HOMILÍA JUEVES SANTO
«Antes de la fiesta de la Pascua, sabiendo Jesús que había llegado su hora de pasar de este mundo al Padre, habiendo amado a los suyos que estaban en el mundo, los amó hasta el extremo» (Jn 13, 1). Así introduce el evangelista Juan la escena de la Última Cena: «Habiendo amado a los suyos…, los amó hasta el extremo». Es impresionante. ¡Qué palabras podrían reflejar mejor todo aquello que vamos a vivir durante estos días: la Pascua, el paso de Cristo a través de la muerte que nos ha liberado de la esclavitud del pecado mediante su resurrección y ha hecho de nosotros el pueblo de los hijos de Dios, una gran familia!

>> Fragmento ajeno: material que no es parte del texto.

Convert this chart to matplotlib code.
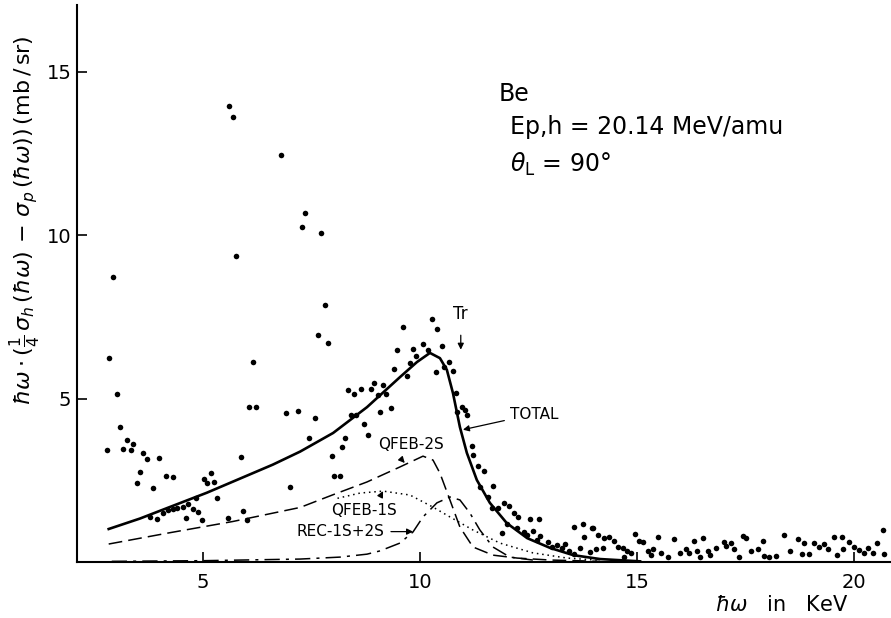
import matplotlib
matplotlib.use("Agg")
import matplotlib.pyplot as plt

# measured points (hbar omega in keV, cross-section difference in mb/sr)
pts_x = [5.60, 5.69, 6.80, 5.76, 2.93, 7.35, 7.28, 7.72, 2.83, 2.79, 3.02, 3.09, 3.16, 3.25,
         3.34, 3.39, 3.48, 3.55, 3.62, 3.71, 3.85, 3.99, 4.15, 4.31, 3.78, 3.94, 4.08, 4.19,
         4.31, 4.40, 4.54, 4.61, 4.65, 4.77, 4.84, 4.88, 4.98, 5.02, 5.09, 5.18, 5.25, 5.32,
         5.58, 5.88, 5.92, 6.01, 6.06, 6.22, 6.15, 6.91, 7.00, 7.19,
         7.81, 7.65, 7.88, 9.61, 10.28, 10.39, 9.47, 9.84, 10.07, 10.18, 9.91, 9.77, 10.51,
         9.40, 9.70, 10.37, 10.67, 10.76, 10.55, 8.34, 8.48, 8.64, 8.87, 8.94, 9.15, 9.03,
         9.22, 9.33, 9.08, 8.41, 8.53, 7.58, 8.71, 8.80, 7.44, 8.27, 8.20, 7.97, 8.02, 8.16,
         10.83, 10.97, 11.04, 10.85, 11.08, 11.20, 11.22, 11.34, 11.47, 11.38, 11.68, 11.57,
         11.66, 11.80, 11.94, 12.05, 12.17, 12.26, 12.53, 12.74, 11.89, 12.00, 12.24, 12.40,
         12.47, 12.60, 12.70, 12.76, 12.95, 13.04, 13.16, 13.27, 13.34, 13.43, 13.55, 13.76,
         13.78, 13.96, 13.69, 13.92, 14.06, 13.55,
         13.99, 14.10, 14.24, 14.35, 14.47, 14.22, 14.56, 14.68, 14.77, 14.86, 14.70, 14.95,
         15.05, 15.14, 15.25, 15.37, 15.32, 15.48, 15.55, 15.71, 15.85, 15.99, 16.13, 16.20,
         16.31, 16.38, 16.52, 16.45, 16.64, 16.68, 16.82, 17.00, 17.05, 17.17, 17.24, 17.35,
         17.44, 17.51, 17.63, 17.79, 17.90, 17.93, 18.04, 18.20, 18.39, 18.53, 18.71, 18.85,
         18.80, 18.96, 19.08, 19.19, 19.31, 19.40, 19.54, 19.61, 19.72, 19.75, 19.88, 20.00,
         20.12, 20.23, 20.32, 20.44, 20.53, 20.67, 20.69]
pts_y = [13.96, 13.62, 12.46, 9.37, 8.72, 10.68, 10.25, 10.07, 6.24, 3.43, 5.14, 4.13, 3.46, 3.73,
         3.43, 3.61, 2.42, 2.75, 3.34, 3.15, 2.27, 3.18, 2.63, 2.60, 1.38, 1.32, 1.50, 1.59,
         1.62, 1.65, 1.68, 1.35, 1.78, 1.62, 1.96, 1.53, 1.29, 2.54, 2.42, 2.72, 2.45, 1.96,
         1.35, 3.21, 1.56, 1.29, 4.74, 4.74, 6.12, 4.56, 2.30, 4.62,
         7.87, 6.95, 6.70, 7.19, 7.44, 7.13, 6.49, 6.52, 6.67, 6.49, 6.31, 6.09, 6.61,
         5.91, 5.69, 5.82, 6.12, 5.85, 5.97, 5.26, 5.14, 5.30, 5.30, 5.48, 5.42, 5.11,
         5.14, 4.71, 4.59, 4.50, 4.50, 4.41, 4.22, 3.89, 3.80, 3.80, 3.52, 3.24, 2.63, 2.63,
         5.17, 4.74, 4.65, 4.59, 4.50, 3.55, 3.28, 2.94, 2.79, 2.30, 2.33, 1.99,
         1.65, 1.65, 1.81, 1.71, 1.50, 1.38, 1.32, 1.32, 0.89, 1.16, 1.04, 0.92,
         0.83, 0.95, 0.67, 0.80, 0.61, 0.46, 0.52, 0.43, 0.55, 0.34, 1.07, 1.16,
         0.77, 1.04, 0.43, 0.31, 0.40, 0.24,
         1.04, 0.83, 0.73, 0.77, 0.64, 0.43, 0.46, 0.43, 0.34, 0.28, 0.15, 0.86,
         0.64, 0.61, 0.34, 0.40, 0.21, 0.77, 0.28, 0.15, 0.70, 0.28, 0.40, 0.28,
         0.64, 0.34, 0.73, 0.15, 0.34, 0.21, 0.43, 0.61, 0.49, 0.58, 0.40, 0.15,
         0.80, 0.73, 0.34, 0.40, 0.64, 0.18, 0.15, 0.18, 0.83, 0.34, 0.70, 0.58,
         0.24, 0.24, 0.58, 0.46, 0.55, 0.40, 0.77, 0.21, 0.77, 0.40, 0.61, 0.46,
         0.37, 0.28, 0.43, 0.28, 0.58, 0.98, 0.24]

# calculated curves
total_x = [2.83, 3.55, 4.31, 5.09, 5.85, 6.61, 7.24, 8.00, 8.78, 9.54, 9.93, 10.23, 10.46,
           10.62, 10.76, 10.92, 11.08, 11.31, 11.61, 12.00, 12.47, 13.00, 13.53, 14.15, 15.07]
total_y = [1.01, 1.33, 1.72, 2.12, 2.55, 2.98, 3.38, 3.95, 4.74, 5.66, 6.12, 6.40, 6.24,
           5.88, 5.17, 4.13, 3.34, 2.51, 1.81, 1.19, 0.73, 0.43, 0.21, 0.09, 0.02]

qfeb2s_x = [2.83, 4.17, 5.69, 7.24, 8.00, 8.78, 9.54, 10.07, 10.30, 10.46, 10.69, 10.92,
            11.22, 11.68, 12.24, 13.00, 14.15]
qfeb2s_y = [0.55, 0.88, 1.24, 1.67, 2.06, 2.45, 2.91, 3.24, 3.12, 2.72, 1.90, 1.07,
            0.46, 0.21, 0.12, 0.06, 0.02]

qfeb1s_x = [8.10, 8.62, 9.15, 9.77, 10.30, 10.69, 11.22, 11.84, 12.60, 13.39, 14.15]
qfeb1s_y = [1.95, 2.11, 2.17, 2.05, 1.68, 1.38, 0.98, 0.58, 0.28, 0.12, 0.05]

rec_x = [2.90, 5.00, 7.24, 8.16, 8.78, 9.08, 9.54, 9.84, 10.07, 10.39, 10.69, 10.92, 11.15,
         11.38, 11.68, 12.07, 12.60]
rec_y = [0.02, 0.04, 0.09, 0.15, 0.24, 0.34, 0.58, 0.92, 1.38, 1.81, 1.99, 1.90, 1.50,
         0.98, 0.46, 0.15, 0.06]

x_ticks = [5, 10, 15, 20]
y_ticks = [5, 10, 15]

fig = plt.figure(figsize=(8.91, 6.18), dpi=100)
ax = fig.add_axes([77 / 891, 56 / 618, 1 - 77 / 891, 557 / 618])

ax.scatter(pts_x, pts_y, s=16, color="black", zorder=3, linewidths=0)
ax.plot(total_x, total_y, color="black", lw=1.9)
ax.plot(qfeb2s_x, qfeb2s_y, color="black", lw=1.1, linestyle=(0, (9, 4)))
ax.plot(qfeb1s_x, qfeb1s_y, color="black", lw=1.1, linestyle=(0, (1, 2.5)))
ax.plot(rec_x, rec_y, color="black", lw=1.1, linestyle=(0, (10, 4, 2, 4)))

ax.set_xlim(2.1, 20.85)
ax.set_ylim(0, 17.05)
ax.set_xticks(x_ticks)
ax.set_yticks(y_ticks)
ax.tick_params(direction="in", length=7, width=1.2, labelsize=14, pad=8)
ax.tick_params(axis="y", pad=4)
for side in ("top", "right"):
    ax.spines[side].set_visible(False)
for side in ("left", "bottom"):
    ax.spines[side].set_linewidth(1.5)

# curve labels
arrow = dict(arrowstyle="-|>", lw=0.9, color="black", mutation_scale=9)
ax.annotate("Tr", xy=(10.94, 6.5), xytext=(10.94, 7.6), ha="center", va="center",
            fontsize=12, arrowprops=dict(arrow, shrinkA=7, shrinkB=0))
ax.annotate("TOTAL", xy=(10.99, 4.05), xytext=(12.07, 4.53), ha="left", va="center",
            fontsize=11, arrowprops=dict(arrow, shrinkA=2, shrinkB=0))
ax.annotate("QFEB-2S", xy=(9.65, 3.03), xytext=(9.79, 3.61), ha="center", va="center",
            fontsize=11, arrowprops=dict(arrow, shrinkA=4, shrinkB=0,
                                         relpos=(0.25, 0.0)))
ax.annotate("QFEB-1S", xy=(9.15, 2.17), xytext=(8.71, 1.59), ha="center", va="center",
            fontsize=11, arrowprops=dict(arrow, shrinkA=4, shrinkB=0,
                                         relpos=(0.7, 1.0)))
ax.annotate("REC-1S+2S", xy=(9.84, 0.93), xytext=(8.16, 0.93), ha="center", va="center",
            fontsize=11, arrowprops=dict(arrow, shrinkA=3, shrinkB=0,
                                         relpos=(1.0, 0.5)))

ax.text(11.82, 14.33, "Be", fontsize=17, va="center", ha="left")
ax.text(12.07, 13.32, "Ep,h = 20.14 MeV/amu", fontsize=17, va="center", ha="left")
ax.text(12.07, 12.18, r"$\theta_{\mathrm{L}}$ = 90°", fontsize=17, va="center", ha="left")

fig.text(0.028, 0.644,
         r"$\hbar\omega\cdot(\frac{1}{4}\,\sigma_h\,(\hbar\omega)\,-\,\sigma_p\,(\hbar\omega))\,(\mathrm{mb\,/\,sr})$",
         rotation=90, ha="center", va="center", fontsize=16)
fig.text(0.877, 0.021, r"$\hbar\omega$   in   KeV", ha="center", va="center", fontsize=15)

fig.savefig("out.png", dpi=100)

Como familia nos reunimos todos en la casa del Padre para revivir a lo largo de estos tres días el acontecimiento más grande de la historia. Un acontecimiento «tan decisivo para la salvación del género humano —diría el Papa Juan Pablo II—, que Jesucristo lo ha realizado y ha vuelto al Padre sólo después de habernos dejado el medio para participar de él, como si hubiéramos estado presentes»[1] en aquel instante. ¿Cómo? Dejando su huella viva, real y perenne en el sacramento de la eucaristía y en la ley del amor fraterno. De ambas cosas nos ha hablado hoy la liturgia de la palabra.
A través de san Pablo hemos recordado la cadena de la tradición eucarística que de eslabón a eslabón nos mantiene unidos a la noche en la que Jesús iba a ser entregado y tomando pan, lo partió entre sus discípulos y dijo: «Esto es mi cuerpo, que se entrega por vosotros (en beneficio vuestro)»; «este cáliz es la nueva alianza en mi sangre; haced esto… en memoria mía». Cada vez que los sacerdotes repetimos estas palabras es el mismo Cristo, Él, el Hijo de Dios que se encarnó en las entrañas de la Virgen María y vivió entre nosotros, el que de un modo misterioso, pero real, se hace presente bajo las especies del pan y del vino con humildad sublime.
Porque el amor de Dios es paciente, no presume; no se irrita; no lleva cuentas del mal… todo lo excusa, todo lo cree, todo lo espera, todo lo soporta. El amor de Dios no pasa nunca (cf. 1Co 13,4-8).
El amor de Dios…, hermanos míos, en aquella misma cena se hizo ley para nosotros: «Os doy un mandamiento nuevo: que os améis los unos a los otros. Que, como yo os he amado, así os améis también vosotros los unos a los otros. En esto conocerán todos que sois discípulos míos: si os tenéis amor los unos a los otros» (Jn 13, 34-35).
Y como las palabras a veces no son suficiente, el mismo Jesús «se levanta de la cena, se quita el manto y, tomando una toalla, se la ciñe; luego echa agua en la jofaina y se pone a lavarles los pies a los discípulos, secándoselos con la toalla con se había ceñido» (Jn 13, 4-5). Aquel gesto interpreta la vida entera de Jesús, su paso por nuestra historia y el sentido de su huella.
Como tantas y tantas cosas en la vida de Cristo, este momento asusta a Pedro y nos asusta a nosotros. Todo un Dios que se arrodilla a nuestros pies y nos sirve como el más humilde de los siervos… «Señor, ¿tú lavarme a mí los pies?». No lo entiendo y, en cierto modo, como a Pedro, me da miedo. Porque, si me dejo lavar por Cristo, me comprometo con él, a seguirle tal y como él me invita, y no me veo con fuerzas para ello.
Pero Jesús me dice: «Si no te lavo, no tienes parte conmigo». Entonces con Pedro, aún a sabiendas de mi debilidad, sólo puedo responder: «Señor, no sólo los pies, sino hasta las manos y la cabeza». Quizás algún día aprenda la lección. Mientras tanto, hoy seré yo quien le imite a él, en nombre suyo, haciendo el lavatorio de los pies, para comprometeros también a vosotros.
[1] Juan Pablo II, Ecclesia de Eucharistia, n. 11.